Information sharing is par for the course these days thanks to the internet.

If you want to know how to fillet a fish, there will be a YouTube video showing you what to do. If you want to learn how to market your business, you can find an online course that will show you step-by-step how to do it. If you want to do your own accounts, you can find information about accounting for small businesses online.

Many small business owners are starting to realise that sharing information isn’t going to harm their enterprises. In fact, keeping what you know close to your chest can actually be detrimental. To ensure that your business is providing your customers with what they want you need to let them know exactly what it is you’re selling and how this can be beneficial to them.

For example, if you’re a professional services firm, what you’re selling is the application of your expertise to a specific situation. Your client may be looking for some general information as well but what they really want is for you to solve their problem, to take your expert knowledge and apply it to their situation.

What information can you share with potential customers?

Focus on providing information that demonstrates your expertise, educates them on what is important and what key factors they need to consider. Often this won’t solve their problem but instead will give them a better insight into what the complexities are.

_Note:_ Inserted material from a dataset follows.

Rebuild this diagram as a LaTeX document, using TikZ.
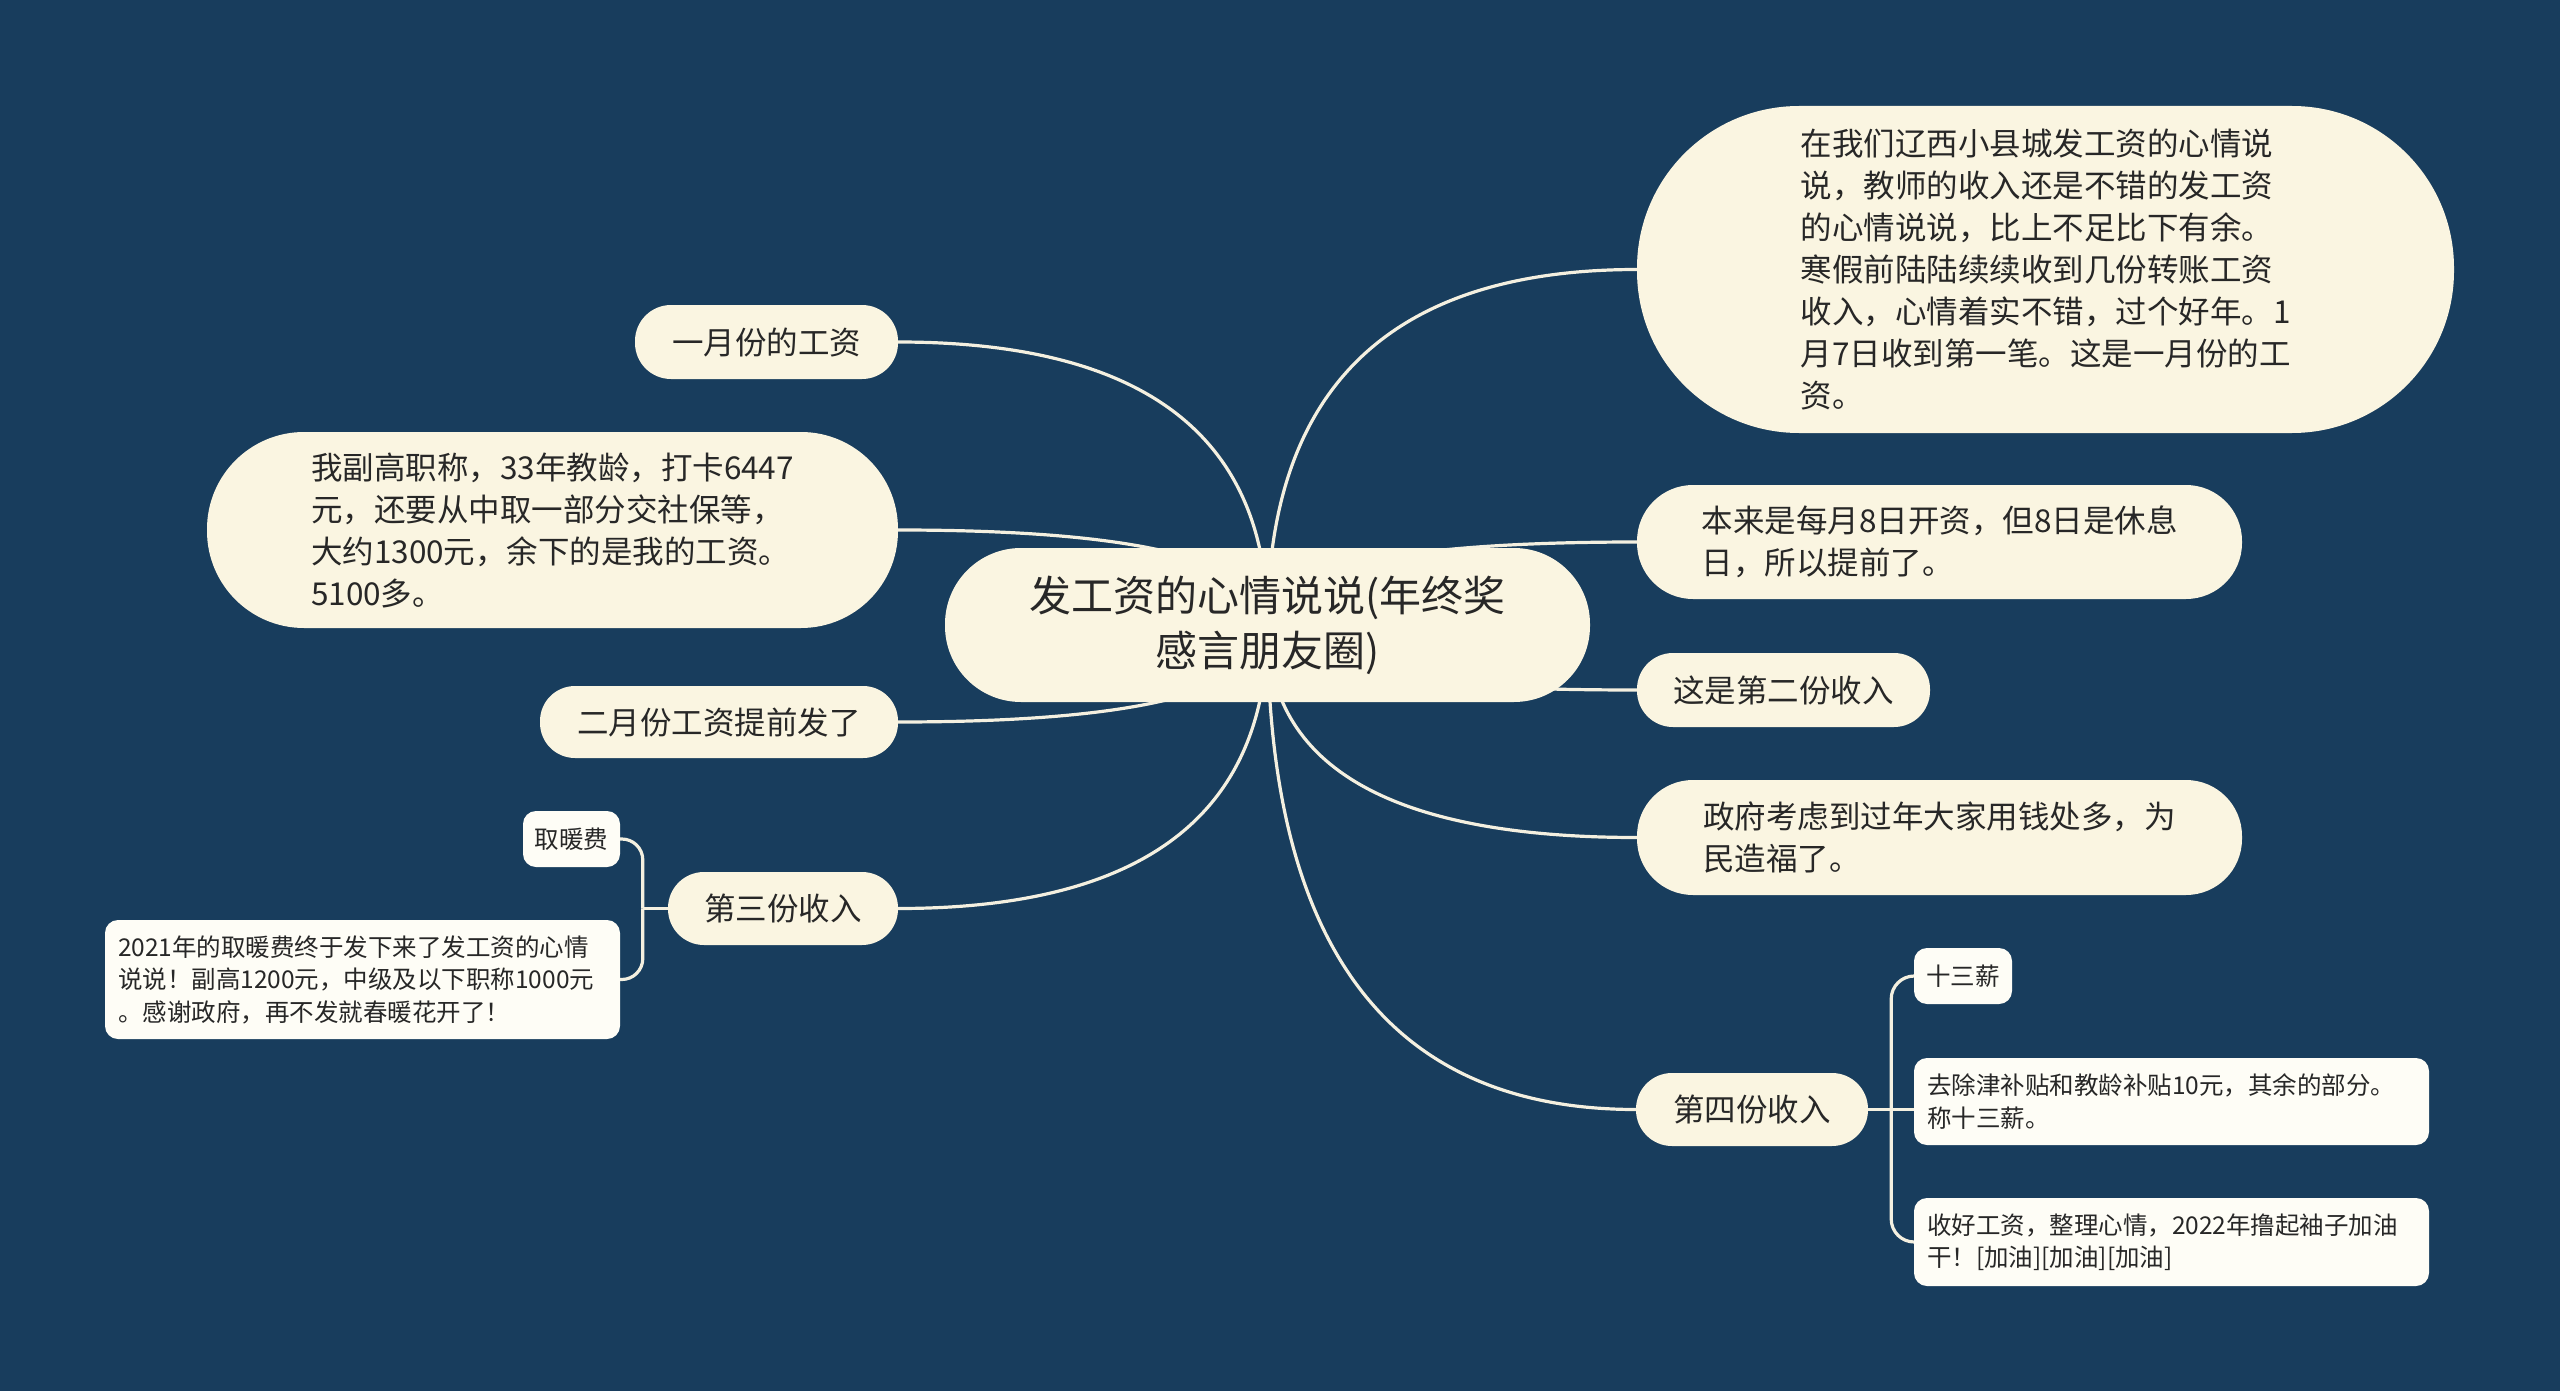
\documentclass[tikz,border=0pt]{standalone}
\usepackage{fontspec}
\newfontfamily\cjk{Noto Sans CJK SC}
\usetikzlibrary{calc}
\definecolor{bgc}{HTML}{183D5D}
\definecolor{mfill}{HTML}{FAF5E1}
\definecolor{lfill}{HTML}{FEFDF6}
\definecolor{txt}{HTML}{272727}
\definecolor{lnc}{HTML}{F4F0E0}
\pgfdeclarelayer{bgl}
\pgfdeclarelayer{lines}
\pgfsetlayers{bgl,lines,main}
\newcommand\mmcurve[1]{\draw[conn] (ctr.center) .. controls ($(ctr.center)!0.667!(ctr.center |- #1)$) and ($(#1)!0.667!(ctr.center |- #1)$) .. (#1);}
\begin{document}
\begin{tikzpicture}[x=1pt,y=-1pt,
  conn/.style={draw=lnc, line width=3.2pt},
  ctrbox/.style={fill=mfill, text=txt, inner sep=0pt, align=center, font=\cjk\fontsize{42}{55}\selectfont},
  mbox/.style={fill=mfill, text=txt, inner sep=0pt, align=left, font=\cjk\fontsize{31.5}{42}\selectfont},
  lbox/.style={fill=lfill, text=txt, inner sep=0pt, align=left, rounded corners=13pt, font=\cjk\fontsize{24.5}{32.5}\selectfont}]
\begin{pgfonlayer}{bgl}
\fill[bgc] (0,0) rectangle (2560,1391);
\end{pgfonlayer}
\useasboundingbox (0,0) rectangle (2560,1391);

% center
\node[ctrbox, minimum width=645pt, minimum height=154pt, rounded corners=76pt] (ctr) at (1267.5,625) {发工资的心情说说(年终奖\\感言朋友圈)};

% right side
\node[mbox, minimum width=817pt, minimum height=327pt, rounded corners=162pt] (r1) at (2045.5,269.5) {在我们辽西小县城发工资的心情说\\说，教师的收入还是不错的发工资\\的心情说说，比上不足比下有余。\\寒假前陆陆续续收到几份转账工资\\收入，心情着实不错，过个好年。1\\月7日收到第一笔。这是一月份的工\\资。};
\node[mbox, minimum width=605pt, minimum height=114pt, rounded corners=56pt] (r2) at (1939.5,542) {本来是每月8日开资，但8日是休息\\日，所以提前了。};
\node[mbox, minimum width=293pt, minimum height=74pt, rounded corners=36pt] (r3) at (1783.5,690) {这是第二份收入};
\node[mbox, minimum width=605pt, minimum height=115pt, rounded corners=56pt] (r4) at (1939.5,837.5) {政府考虑到过年大家用钱处多，为\\民造福了。};
\node[mbox, minimum width=232pt, minimum height=73pt, rounded corners=36pt] (r5) at (1752,1109.5) {第四份收入};
\node[lbox, minimum width=98pt, minimum height=56pt, align=center] (c1) at (1963,976) {十三薪};
\node[lbox, minimum width=515pt, minimum height=87pt, text width=489pt] (c2) at (2171.5,1101.5) {去除津补贴和教龄补贴10元，其余的部分。\\称十三薪。};
\node[lbox, minimum width=515pt, minimum height=88pt, text width=489pt] (c3) at (2171.5,1242) {收好工资，整理心情，2022年撸起袖子加油\\干！[加油][加油][加油]};

% left side
\node[mbox, minimum width=263pt, minimum height=74pt, rounded corners=36pt] (l1) at (766.5,342) {一月份的工资};
\node[mbox, minimum width=691pt, minimum height=196pt, rounded corners=97pt] (l2) at (552.5,530) {我副高职称，33年教龄，打卡6447\\元，还要从中取一部分交社保等，\\大约1300元，余下的是我的工资。\\5100多。};
\node[mbox, minimum width=358pt, minimum height=72pt, rounded corners=35pt] (l3) at (719,722) {二月份工资提前发了};
\node[mbox, minimum width=230pt, minimum height=73pt, rounded corners=36pt] (l4) at (783,908.5) {第三份收入};
\node[lbox, minimum width=97pt, minimum height=56pt, align=center] (k1) at (571.5,839) {取暖费};
\node[lbox, minimum width=515pt, minimum height=119pt, text width=489pt] (k2) at (362.5,979.5) {2021年的取暖费终于发下来了发工资的心情\\说说！副高1200元，中级及以下职称1000元\\。感谢政府，再不发就春暖花开了！};

% connectors
\begin{pgfonlayer}{lines}
\mmcurve{r1.west}
\mmcurve{r2.west}
\mmcurve{r3.west}
\mmcurve{r4.west}
\mmcurve{r5.west}
\mmcurve{l1.east}
\mmcurve{l2.east}
\mmcurve{l3.east}
\mmcurve{l4.east}
\coordinate (j4) at ($(r5.east)+(23,0)$);
\draw[conn] (r5.east) -- (j4) -- (j4 -| c2.west);
\draw[conn, rounded corners=23pt] (c1.west) -| (j4);
\draw[conn, rounded corners=23pt] (c3.west) -| (j4);
\coordinate (j3) at ($(l4.west)+(-25,0)$);
\draw[conn] (l4.west) -- (j3);
\draw[conn, rounded corners=21pt] (k1.east) -| (j3);
\draw[conn, rounded corners=21pt] (k2.east) -| (j3);
\end{pgfonlayer}
\end{tikzpicture}
\end{document}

Many people start out shopping based on price. This is because they don’t have enough information to know what else they should value, they don’t know what other factors they should be using to compare different providers.

Letting people know either by case studies, web content or collateral that the problems they are experiencing can be solved by your business is a powerful selling point. You are providing expertise that you haven’t just read about – you’ve helped people solve problems like your customers are experiencing and know what the traps and pitfalls are.

Let’s look at each of these in more detail:

  1. Case studies

Case studies are a great way to explain how you’ve helped customers in the past and what results were achieved. This talks to credibility but also allows a potential customer to put themselves in the scenario you’ve described.

  1. Content – articles, videos, social media updates

By letting potential customers get to know you through content, they get to experience for themselves how you think and approach problems. This means that you can build trust without having to spend one-on-one time with each reader and is more likely to result in them reaching out to you which is a very different conversation to one where you’re pitching for business.

  1. Material that highlights typical problems your customers experience

This can be a very powerful way to engage on a deeper level. The type of material I’m referring to here could be:

  • a checklist for deciding how to choose a lawyer if you’re a law firm,
  • online assessment to determine if it’s worth setting up your own SMSF for an accountant,
  • the key considerations when taking out a mortgage for an investment property if you’re a mortgage broker.

Sharing information about your expertise, whether you’re selling online or offline, adds value to your target audience and builds your credibility. Let people know that you know what you’re talking about and are keen to help, and position your business to provide exactly what your customers need.